Despite it now being a legal obligation in Alberta for schools to allow students to create Gay-Straight Alliances and Queer-Straight Alliances (GSAs and QSAs) at school, as well as allow students to join them without parental notification, we still see some schools refusing to comply. Given that Trinity Western lost their legal battle to discriminate against queer folx on the basis of religious freedoms, it’s unlikely that the aspect of the law mandating the allowance of GSAs and QSAs at schools will be found unconstitutional. Additionally, it’s been posited many times that parents have a right to know if their children join “ideological sex clubs.” I’m going to explain why that’s wrong.
I understand why people like Jason Kenney see GSAs as “ideological;” it’s almost like there’s a weird trend where students who have participated in GSAs tend to support queer people (shocker!) and not support parties that don’t (wow!). Yet, I’ve never walked into a QSA and discovered rampant sex going on. Now I’m almost certain my glasses are the correct prescription, and I’m pretty certain queer people have yet to discover invisibility and use it to hide secret orgies, so I think “sex club” might be a misnomer. The material QSAs talk about isn’t all sexual either; it isn’t some secret sex-ed class where kids meetup to discuss the best way to have queer sex.

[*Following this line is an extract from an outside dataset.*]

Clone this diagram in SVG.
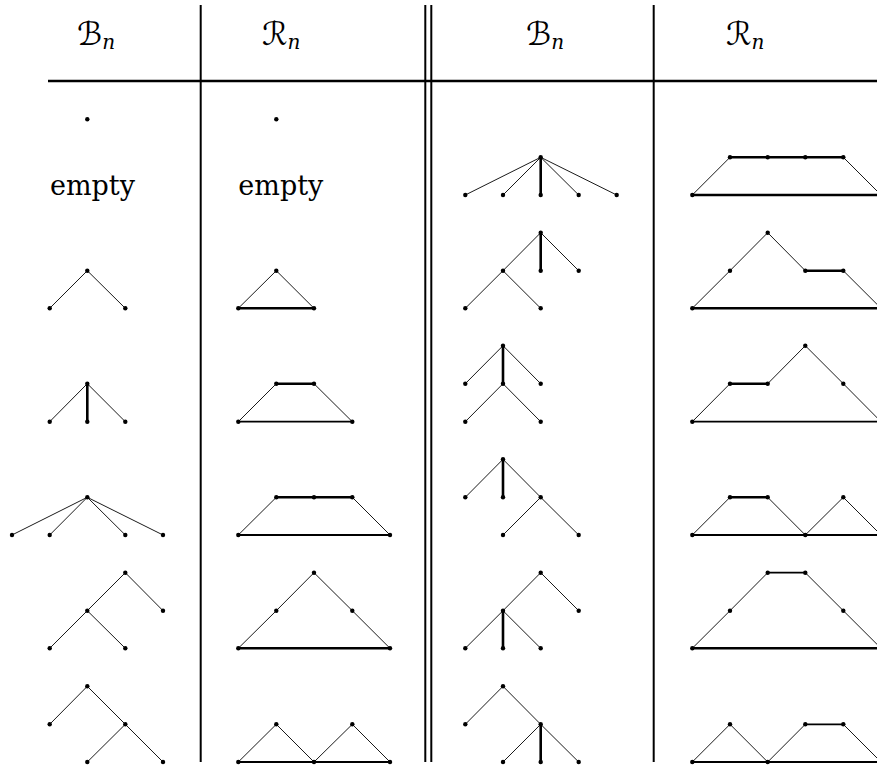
<svg xmlns="http://www.w3.org/2000/svg" width="877" height="768" viewBox="0 0 877 768">
<style>
.t{stroke:#000;stroke-width:0.9;fill:none;stroke-linecap:round;stroke-linejoin:round}
.m{stroke:#000;stroke-width:1.8;fill:none;stroke-linecap:round}
.k{stroke:#000;stroke-width:2.6;fill:none;stroke-linecap:round}
.g{stroke:#000;stroke-width:2;fill:none}
.d{fill:#000}
.h{font-family:"DejaVu Sans",sans-serif;font-size:32px}
.s{font-family:"DejaVu Serif","Liberation Serif",serif;font-size:20px;font-style:italic}
.e{font-family:"DejaVu Serif","Liberation Serif",serif;font-size:27px}
</style>
<rect width="877" height="768" fill="#fff"/>
<g id="grid">
<line class="g" x1="200.7" y1="5" x2="200.7" y2="762"/>
<line class="g" x1="425.3" y1="5" x2="425.3" y2="762"/>
<line class="g" x1="431.3" y1="5" x2="431.3" y2="762"/>
<line class="g" x1="653.7" y1="5" x2="653.7" y2="762"/>
<line stroke="#000" stroke-width="2.6" x1="48" y1="81" x2="877" y2="81"/>
</g>
<g id="headers">
<text class="h" x="77" y="45">ℬ<tspan class="s" dy="4">n</tspan></text>
<text class="h" x="262" y="45">ℛ<tspan class="s" dy="4">n</tspan></text>
<text class="h" x="526" y="45">ℬ<tspan class="s" dy="4">n</tspan></text>
<text class="h" x="726" y="45">ℛ<tspan class="s" dy="4">n</tspan></text>
</g>
<g id="connectors">
<polyline class="t" points="49.7,308.3 87.3,270.7 125.3,308.3"/>
<polyline class="t" points="49.7,421.7 87.3,383.7 125.3,421.7"/>
<line class="k" x1="87.3" y1="383.7" x2="87.3" y2="421.7"/>
<path class="t" d="M87.3,497.3L12,535M87.3,497.3L49.7,535M87.3,497.3L125.3,535M87.3,497.3L163,535"/>
<path class="t" d="M49.7,648.3L87.3,610.7L125.3,572.7L163,610.7M87.3,610.7L125.3,648.3"/>
<path class="t" d="M49.7,724.3L87.3,686.3L125.3,724.3L163,762M125.3,724.3L87.3,762"/>
<polyline class="t" points="238.3,308.3 276.3,270.7 314,308.3"/>
<line class="k" x1="238.3" y1="308.3" x2="314" y2="308.3"/>
<path class="t" d="M238.3,421.7L276.3,383.7M314,383.7L352.3,421.7"/>
<line class="k" x1="276.3" y1="383.7" x2="314" y2="383.7"/>
<line class="m" x1="238.3" y1="421.7" x2="352.3" y2="421.7"/>
<path class="t" d="M238.3,535L276.3,497.3M352.3,497.3L390,535"/>
<line class="k" x1="276.3" y1="497.3" x2="352.3" y2="497.3"/>
<line class="m" x1="238.3" y1="535" x2="390" y2="535"/>
<polyline class="t" points="238.3,648.3 276.3,610.7 314,572.7 352.3,610.7 390,648.3"/>
<line class="k" x1="238.3" y1="648.3" x2="390" y2="648.3"/>
<polyline class="t" points="238.3,762 276.3,724.3 314,762 352.3,724.3 390,762"/>
<line class="m" x1="238.3" y1="762" x2="390" y2="762"/>
<path class="t" d="M540.7,157.3L465.3,195M540.7,157.3L503,195M540.7,157.3L578.7,195M540.7,157.3L616.7,195"/>
<line class="k" x1="540.7" y1="157.3" x2="540.7" y2="195"/>
<path class="t" d="M578.7,270.7L540.7,232.7L503,270.7L465.3,308.3M503,270.7L540.7,308.3"/>
<line class="k" x1="540.7" y1="232.7" x2="540.7" y2="270.7"/>
<path class="t" d="M465.3,383.7L503,345.7L540.7,383.7M465.3,421.7L503,383.7L540.7,421.7"/>
<line class="k" x1="503" y1="345.7" x2="503" y2="383.7"/>
<path class="t" d="M465.3,497.3L503,459.3L540.7,497.3L578.7,535M540.7,497.3L503,535"/>
<line class="k" x1="503" y1="459.3" x2="503" y2="497.3"/>
<path class="t" d="M465.3,648.3L503,610.7L540.7,572.7L578.7,610.7M503,610.7L540.7,648.3"/>
<line class="k" x1="503" y1="610.7" x2="503" y2="648.3"/>
<path class="t" d="M465.3,724.3L503,686.3L540.7,724.3L578.7,762M540.7,724.3L503,762"/>
<line class="k" x1="540.7" y1="724.3" x2="540.7" y2="762"/>
<path class="t" d="M692.3,195L730,157.3M843.3,157.3L881,195"/>
<line class="k" x1="730" y1="157.3" x2="843.3" y2="157.3"/>
<line class="k" x1="692.3" y1="195" x2="881" y2="195"/>
<path class="t" d="M692.3,308.3L730,270.7L767.7,232.7L805.3,270.7M843.3,270.7L881,308.3"/>
<line class="k" x1="805.3" y1="270.7" x2="843.3" y2="270.7"/>
<line class="k" x1="692.3" y1="308.3" x2="881" y2="308.3"/>
<path class="t" d="M692.3,421.7L730,383.7M767.7,383.7L805.3,345.7L843.3,383.7L881,421.7"/>
<line class="k" x1="730" y1="383.7" x2="767.7" y2="383.7"/>
<line class="m" x1="692.3" y1="421.7" x2="881" y2="421.7"/>
<path class="t" d="M692.3,535L730,497.3M767.7,497.3L805.3,535L843.3,497.3L881,535"/>
<line class="k" x1="730" y1="497.3" x2="767.7" y2="497.3"/>
<line class="m" x1="692.3" y1="535" x2="881" y2="535"/>
<path class="t" d="M692.3,648.3L730,610.7L767.7,572.7M805.3,572.7L843.3,610.7L881,648.3"/>
<line class="m" x1="767.7" y1="572.7" x2="805.3" y2="572.7"/>
<line class="k" x1="692.3" y1="648.3" x2="881" y2="648.3"/>
<path class="t" d="M692.3,762L730,724.3L767.7,762L805.3,724.3M843.3,724.3L881,762"/>
<line class="m" x1="805.3" y1="724.3" x2="843.3" y2="724.3"/>
<line class="m" x1="692.3" y1="762" x2="881" y2="762"/>
</g>
<g id="c1r1"><circle class="d" cx="87.3" cy="119.3" r="2.2"/></g>
<g id="c1r2"><text class="e" x="50" y="195">empty</text></g>
<g id="c1r3"><circle class="d" cx="87.3" cy="270.7" r="2.2"/><circle class="d" cx="49.7" cy="308.3" r="2.2"/><circle class="d" cx="125.3" cy="308.3" r="2.2"/></g>
<g id="c1r4"><circle class="d" cx="87.3" cy="383.7" r="2.2"/><circle class="d" cx="49.7" cy="421.7" r="2.2"/><circle class="d" cx="87.3" cy="421.7" r="2.2"/><circle class="d" cx="125.3" cy="421.7" r="2.2"/></g>
<g id="c1r5"><circle class="d" cx="87.3" cy="497.3" r="2.2"/><circle class="d" cx="12" cy="535" r="2.2"/><circle class="d" cx="49.7" cy="535" r="2.2"/><circle class="d" cx="125.3" cy="535" r="2.2"/><circle class="d" cx="163" cy="535" r="2.2"/></g>
<g id="c1r6"><circle class="d" cx="125.3" cy="572.7" r="2.2"/><circle class="d" cx="87.3" cy="610.7" r="2.2"/><circle class="d" cx="163" cy="610.7" r="2.2"/><circle class="d" cx="49.7" cy="648.3" r="2.2"/><circle class="d" cx="125.3" cy="648.3" r="2.2"/></g>
<g id="c1r7"><circle class="d" cx="87.3" cy="686.3" r="2.2"/><circle class="d" cx="49.7" cy="724.3" r="2.2"/><circle class="d" cx="125.3" cy="724.3" r="2.2"/><circle class="d" cx="87.3" cy="762" r="2.2"/><circle class="d" cx="163" cy="762" r="2.2"/></g>
<g id="c2r1"><circle class="d" cx="276.3" cy="119.3" r="2.2"/></g>
<g id="c2r2"><text class="e" x="238.3" y="195">empty</text></g>
<g id="c2r3"><circle class="d" cx="276.3" cy="270.7" r="2.2"/><circle class="d" cx="238.3" cy="308.3" r="2.2"/><circle class="d" cx="314" cy="308.3" r="2.2"/></g>
<g id="c2r4"><circle class="d" cx="276.3" cy="383.7" r="2.2"/><circle class="d" cx="314" cy="383.7" r="2.2"/><circle class="d" cx="238.3" cy="421.7" r="2.2"/><circle class="d" cx="352.3" cy="421.7" r="2.2"/></g>
<g id="c2r5"><circle class="d" cx="276.3" cy="497.3" r="2.2"/><circle class="d" cx="314" cy="497.3" r="2.2"/><circle class="d" cx="352.3" cy="497.3" r="2.2"/><circle class="d" cx="238.3" cy="535" r="2.2"/><circle class="d" cx="390" cy="535" r="2.2"/></g>
<g id="c2r6"><circle class="d" cx="314" cy="572.7" r="2.2"/><circle class="d" cx="276.3" cy="610.7" r="2.2"/><circle class="d" cx="352.3" cy="610.7" r="2.2"/><circle class="d" cx="238.3" cy="648.3" r="2.2"/><circle class="d" cx="390" cy="648.3" r="2.2"/></g>
<g id="c2r7"><circle class="d" cx="238.3" cy="762" r="2.2"/><circle class="d" cx="276.3" cy="724.3" r="2.2"/><circle class="d" cx="314" cy="762" r="2.2"/><circle class="d" cx="352.3" cy="724.3" r="2.2"/><circle class="d" cx="390" cy="762" r="2.2"/></g>
<g id="c3r2"><circle class="d" cx="540.7" cy="157.3" r="2.2"/><circle class="d" cx="465.3" cy="195" r="2.2"/><circle class="d" cx="503" cy="195" r="2.2"/><circle class="d" cx="540.7" cy="195" r="2.2"/><circle class="d" cx="578.7" cy="195" r="2.2"/><circle class="d" cx="616.7" cy="195" r="2.2"/></g>
<g id="c3r3"><circle class="d" cx="540.7" cy="232.7" r="2.2"/><circle class="d" cx="503" cy="270.7" r="2.2"/><circle class="d" cx="540.7" cy="270.7" r="2.2"/><circle class="d" cx="578.7" cy="270.7" r="2.2"/><circle class="d" cx="465.3" cy="308.3" r="2.2"/><circle class="d" cx="540.7" cy="308.3" r="2.2"/></g>
<g id="c3r4"><circle class="d" cx="503" cy="345.7" r="2.2"/><circle class="d" cx="465.3" cy="383.7" r="2.2"/><circle class="d" cx="503" cy="383.7" r="2.2"/><circle class="d" cx="540.7" cy="383.7" r="2.2"/><circle class="d" cx="465.3" cy="421.7" r="2.2"/><circle class="d" cx="540.7" cy="421.7" r="2.2"/></g>
<g id="c3r5"><circle class="d" cx="503" cy="459.3" r="2.2"/><circle class="d" cx="465.3" cy="497.3" r="2.2"/><circle class="d" cx="503" cy="497.3" r="2.2"/><circle class="d" cx="540.7" cy="497.3" r="2.2"/><circle class="d" cx="503" cy="535" r="2.2"/><circle class="d" cx="578.7" cy="535" r="2.2"/></g>
<g id="c3r6"><circle class="d" cx="540.7" cy="572.7" r="2.2"/><circle class="d" cx="503" cy="610.7" r="2.2"/><circle class="d" cx="578.7" cy="610.7" r="2.2"/><circle class="d" cx="465.3" cy="648.3" r="2.2"/><circle class="d" cx="503" cy="648.3" r="2.2"/><circle class="d" cx="540.7" cy="648.3" r="2.2"/></g>
<g id="c3r7"><circle class="d" cx="503" cy="686.3" r="2.2"/><circle class="d" cx="465.3" cy="724.3" r="2.2"/><circle class="d" cx="540.7" cy="724.3" r="2.2"/><circle class="d" cx="503" cy="762" r="2.2"/><circle class="d" cx="540.7" cy="762" r="2.2"/><circle class="d" cx="578.7" cy="762" r="2.2"/></g>
<g id="c4r2"><circle class="d" cx="730" cy="157.3" r="2.2"/><circle class="d" cx="767.7" cy="157.3" r="2.2"/><circle class="d" cx="805.3" cy="157.3" r="2.2"/><circle class="d" cx="843.3" cy="157.3" r="2.2"/><circle class="d" cx="692.3" cy="195" r="2.2"/></g>
<g id="c4r3"><circle class="d" cx="767.7" cy="232.7" r="2.2"/><circle class="d" cx="730" cy="270.7" r="2.2"/><circle class="d" cx="805.3" cy="270.7" r="2.2"/><circle class="d" cx="843.3" cy="270.7" r="2.2"/><circle class="d" cx="692.3" cy="308.3" r="2.2"/></g>
<g id="c4r4"><circle class="d" cx="805.3" cy="345.7" r="2.2"/><circle class="d" cx="730" cy="383.7" r="2.2"/><circle class="d" cx="767.7" cy="383.7" r="2.2"/><circle class="d" cx="843.3" cy="383.7" r="2.2"/><circle class="d" cx="692.3" cy="421.7" r="2.2"/></g>
<g id="c4r5"><circle class="d" cx="730" cy="497.3" r="2.2"/><circle class="d" cx="767.7" cy="497.3" r="2.2"/><circle class="d" cx="843.3" cy="497.3" r="2.2"/><circle class="d" cx="692.3" cy="535" r="2.2"/><circle class="d" cx="805.3" cy="535" r="2.2"/></g>
<g id="c4r6"><circle class="d" cx="767.7" cy="572.7" r="2.2"/><circle class="d" cx="805.3" cy="572.7" r="2.2"/><circle class="d" cx="730" cy="610.7" r="2.2"/><circle class="d" cx="843.3" cy="610.7" r="2.2"/><circle class="d" cx="692.3" cy="648.3" r="2.2"/></g>
<g id="c4r7"><circle class="d" cx="730" cy="724.3" r="2.2"/><circle class="d" cx="805.3" cy="724.3" r="2.2"/><circle class="d" cx="843.3" cy="724.3" r="2.2"/><circle class="d" cx="692.3" cy="762" r="2.2"/><circle class="d" cx="767.7" cy="762" r="2.2"/></g>
</svg>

Rather, QSAs tend to focus on two things: creating a safe space where queer kids and their allies can feel safe to be themselves and explore their identity and providing information on what those identities could be. For example, this could be talking about the difference between being gay, bi, and pan or talking about less well-discussed identities, like being asexual. One time when a good friend and I were just visiting our high school’s GSA, we learned some basic knowledge about trans identities (though years later both of us have come to terms with being trans, so maybe GSAs do have a secret conversion ray).
The reality is that these clubs are harmless. They provide a good space to make friends, sometimes eat snacks, and learn voluntary information that children are free to take or leave. None of it is potentially illicit or dangerous and none of it warrants informing parents. Moreover, informing parents in such a way violates the rights of children as it creates a barrier to participating in these clubs. By informing parents, we increase the rates of children being outed and thus decrease their ability to feel free to join GSAs, which goes contrary to the ideals embodied by things such as articles 15 and 16 of the UNICEF Convention on the Rights of Children.
If it isn’t really violating the rights of parents or putting children at risk, the only objection left is on basis of freedom of religion. One person’s religious freedoms, however, only extend so far as they don’t impinge on the rights of others; in this case, the rights of queer kids to feel safe, welcome, and to understand themselves. Given this, mandating that schools allow GSAs isn’t violating religious freedom, but rather affirming children’s freedom from discrimination.
These schools don’t have any real justification for preventing GSAs and QSAs. They’re just being queerphobic.